Databricks has a Databricks SQL Connector for Python. The library can connect to both Clusters and SQL Endpoints and is purposed for executing SQL Queries against Databricks compute.
SQL Endpoints and clusters are not really optimized for web applications as we are an analytics and big data processing compute engine, not a transactional database. However, some customers have wanted to be able to launch SQL queries and use the data in third party applications. One of the use cases I have seen specifically is the ability to update or view data in an application directly from Databricks SQL. These use cases often have lower SLA requirements and users understand that the browser may take a little longer to load than a typical NoSQL database.
This application allows users to view a list of all the databases in Databricks, submit SQL queries directly against compute, and view the results of the query.
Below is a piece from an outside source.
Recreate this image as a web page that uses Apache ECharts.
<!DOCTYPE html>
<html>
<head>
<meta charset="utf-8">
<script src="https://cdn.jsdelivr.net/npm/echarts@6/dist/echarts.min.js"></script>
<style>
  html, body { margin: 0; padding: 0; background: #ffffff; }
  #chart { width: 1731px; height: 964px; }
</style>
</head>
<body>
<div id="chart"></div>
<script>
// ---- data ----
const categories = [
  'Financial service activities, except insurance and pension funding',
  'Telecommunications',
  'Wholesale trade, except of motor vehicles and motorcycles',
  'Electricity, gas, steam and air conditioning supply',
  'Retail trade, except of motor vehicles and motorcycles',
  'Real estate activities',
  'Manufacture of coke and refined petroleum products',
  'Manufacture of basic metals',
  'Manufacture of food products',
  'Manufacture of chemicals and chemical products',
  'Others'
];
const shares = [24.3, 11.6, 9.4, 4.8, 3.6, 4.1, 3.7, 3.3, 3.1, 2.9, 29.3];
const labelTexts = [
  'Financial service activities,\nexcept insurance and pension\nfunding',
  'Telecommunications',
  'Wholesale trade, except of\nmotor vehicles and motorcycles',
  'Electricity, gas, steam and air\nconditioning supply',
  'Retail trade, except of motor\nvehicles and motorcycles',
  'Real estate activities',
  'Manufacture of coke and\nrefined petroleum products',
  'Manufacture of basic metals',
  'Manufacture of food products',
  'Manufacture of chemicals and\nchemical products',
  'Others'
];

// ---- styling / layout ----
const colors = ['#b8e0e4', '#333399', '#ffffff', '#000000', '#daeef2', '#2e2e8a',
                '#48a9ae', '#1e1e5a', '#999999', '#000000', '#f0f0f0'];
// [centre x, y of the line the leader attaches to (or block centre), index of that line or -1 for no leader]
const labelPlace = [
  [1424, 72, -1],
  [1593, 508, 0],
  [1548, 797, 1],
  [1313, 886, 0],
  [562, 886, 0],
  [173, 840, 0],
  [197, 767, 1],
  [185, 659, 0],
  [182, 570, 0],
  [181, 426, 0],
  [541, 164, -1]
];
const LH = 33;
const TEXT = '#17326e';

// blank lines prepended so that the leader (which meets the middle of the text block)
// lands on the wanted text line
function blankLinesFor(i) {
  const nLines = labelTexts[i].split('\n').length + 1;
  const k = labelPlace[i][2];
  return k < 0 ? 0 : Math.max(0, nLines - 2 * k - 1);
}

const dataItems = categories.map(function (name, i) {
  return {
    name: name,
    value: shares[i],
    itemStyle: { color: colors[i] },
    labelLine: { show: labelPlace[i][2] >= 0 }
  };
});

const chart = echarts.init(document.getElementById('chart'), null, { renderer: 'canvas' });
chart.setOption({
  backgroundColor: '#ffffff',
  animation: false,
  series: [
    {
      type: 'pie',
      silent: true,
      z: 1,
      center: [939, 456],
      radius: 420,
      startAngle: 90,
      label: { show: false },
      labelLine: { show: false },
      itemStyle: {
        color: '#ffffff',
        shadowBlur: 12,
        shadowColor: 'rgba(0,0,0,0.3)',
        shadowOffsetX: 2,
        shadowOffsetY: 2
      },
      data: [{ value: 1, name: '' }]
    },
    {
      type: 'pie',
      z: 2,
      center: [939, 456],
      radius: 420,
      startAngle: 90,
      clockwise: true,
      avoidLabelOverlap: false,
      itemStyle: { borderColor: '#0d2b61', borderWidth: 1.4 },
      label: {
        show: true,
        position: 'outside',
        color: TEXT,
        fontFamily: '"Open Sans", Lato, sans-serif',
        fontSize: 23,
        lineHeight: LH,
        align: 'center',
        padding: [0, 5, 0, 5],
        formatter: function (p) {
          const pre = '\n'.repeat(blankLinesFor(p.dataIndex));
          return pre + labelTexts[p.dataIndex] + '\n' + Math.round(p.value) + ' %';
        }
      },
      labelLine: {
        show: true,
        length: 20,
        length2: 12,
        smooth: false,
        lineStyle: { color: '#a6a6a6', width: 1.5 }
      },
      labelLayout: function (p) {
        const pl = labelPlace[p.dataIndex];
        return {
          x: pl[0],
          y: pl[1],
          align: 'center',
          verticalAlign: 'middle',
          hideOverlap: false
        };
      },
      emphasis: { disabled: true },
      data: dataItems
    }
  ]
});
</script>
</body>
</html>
Disclaimer: This is the first time I have used HTML is a long time so please forgive me for the website itself.
To make it easier for others to run this application, I have a simple configuration file that needs to be created. I would recommend saving this to app/app_config.conf and it should run smoothly.
Here is a simple example:
[DEV]
server_hostname=adb-1234567890123456.11.azuredatabricks.net
http_path=/sql/1.0/endpoints/1234567890123456
access_token=123456789012345678901234567890123456
Please note the requirements.txt file for all dependecies and we are using a Python 3.8 environment.
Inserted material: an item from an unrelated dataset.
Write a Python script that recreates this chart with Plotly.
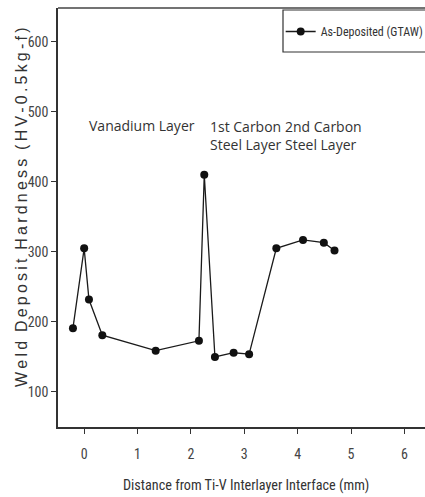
import plotly.graph_objects as go

distance_mm = [-0.21, 0.0, 0.09, 0.34, 1.34, 2.15, 2.25, 2.45, 2.80, 3.09, 3.60, 4.10, 4.49, 4.69]
hardness_hv = [191, 305, 232, 181, 159, 173, 410, 150, 156, 154, 305, 317, 313, 302]
x_ticks = [0, 1, 2, 3, 4, 5, 6]
y_ticks = [100, 200, 300, 400, 500, 600]
series_name = "As-Deposited (GTAW)"

W, H = 425, 497
ml, mr, mt, mb = 58, 0, 8, 70
PW, PH = W - ml - mr, H - mt - mb

narrow = "Liberation Sans Narrow, Roboto Condensed, Arial Narrow, sans-serif"

fig = go.Figure()
fig.add_trace(go.Scatter(
    x=distance_mm, y=hardness_hv, mode="lines+markers", name=series_name,
    line=dict(color="#1a1a1a", width=1.3),
    marker=dict(color="#111111", size=8, symbol="circle"),
))

fig.update_layout(
    width=W, height=H,
    margin=dict(l=ml, r=mr, t=mt, b=mb, autoexpand=False),
    paper_bgcolor="white", plot_bgcolor="white",
    showlegend=True,
    legend=dict(x=1.01, y=(PH - 9) / PH, xanchor="right", yanchor="top",
                bgcolor="rgba(0,0,0,0)", borderwidth=0,
                font=dict(family=narrow, size=12, color="#333333"),
                itemwidth=30),
    xaxis=dict(range=[-0.49, 6.385], tickvals=x_ticks, showgrid=False, zeroline=False,
               showline=True, linecolor="#333333", linewidth=1.5,
               ticks="outside", ticklen=5, tickcolor="#333333",
               tickfont=dict(family=narrow, size=14, color="#444444"),
               ticklabelstandoff=8),
    yaxis=dict(range=[50, 648], tickvals=y_ticks, showgrid=False, zeroline=False,
               showline=True, linecolor="#333333", linewidth=1.5,
               ticks="outside", ticklen=5, tickcolor="#333333",
               tickfont=dict(family=narrow, size=14, color="#444444")),
)

# top border of the frame
fig.add_shape(type="line", xref="paper", yref="paper", x0=0, x1=1, y0=1, y1=1,
              line=dict(color="#444444", width=1.5))
# legend box (extends beyond right edge)
fig.add_shape(type="rect", xref="paper", yref="paper",
              x0=(283 - ml) / PW, x1=1.05,
              y0=(PH + mt - 52) / PH, y1=(PH + mt - 10) / PH,
              line=dict(color="#333333", width=1.2), fillcolor="rgba(0,0,0,0)")

ann_font = dict(family="Open Sans, Noto Sans, sans-serif", size=14, color="#333333")
fig.add_annotation(x=0.05, y=480, text="Vanadium Layer", showarrow=False,
                   xanchor="left", yanchor="middle", font=ann_font)
fig.add_annotation(x=2.32, y=466, text="1st Carbon<br>Steel Layer", showarrow=False,
                   xanchor="left", yanchor="middle", align="left", font=ann_font)
fig.add_annotation(x=3.72, y=466, text="2nd Carbon<br>Steel Layer", showarrow=False,
                   xanchor="left", yanchor="middle", align="left", font=ann_font)

# axis titles
hs = "\u2009"
ytitle = "  ".join(hs.join(w) for w in ["Weld", "Deposit", "Hardness", "(HV-0.5kg-f)"])
fig.add_annotation(xref="paper", yref="paper", x=(245.5 - ml) / PW, y=0,
                   yshift=-58, text="Distance from Ti-V Interlayer Interface (mm)",
                   showarrow=False, xanchor="center", yanchor="middle",
                   font=dict(family=narrow, size=14.2, color="#333333"))
fig.add_annotation(xref="paper", yref="paper", x=0, xshift=-(ml - 21),
                   y=(PH + mt - 208) / PH,
                   text=ytitle, textangle=-90,
                   showarrow=False, xanchor="center", yanchor="middle",
                   font=dict(family="Liberation Sans, Arial, sans-serif", size=16, color="#333333"))

fig.write_html("out.html", config={"displayModeBar": False},
               post_script="document.body.style.margin='0';")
To run the application locally:
- Open a command line.
- Navigate to the
appdirectory. - Run the below commands.
export FLASK_APP=main export FLASK_ENV=development flask run - Navigate to
127.0.0.1:5000
To build and run the docker container run the following commands.
docker image build -t db_web_app .
docker run -p 5000:5000 -d db_web_app
Now navigate to localhost:5000 in a web browser. Note that the URL may be different depending on where you run the container. In this example, I just run it locally.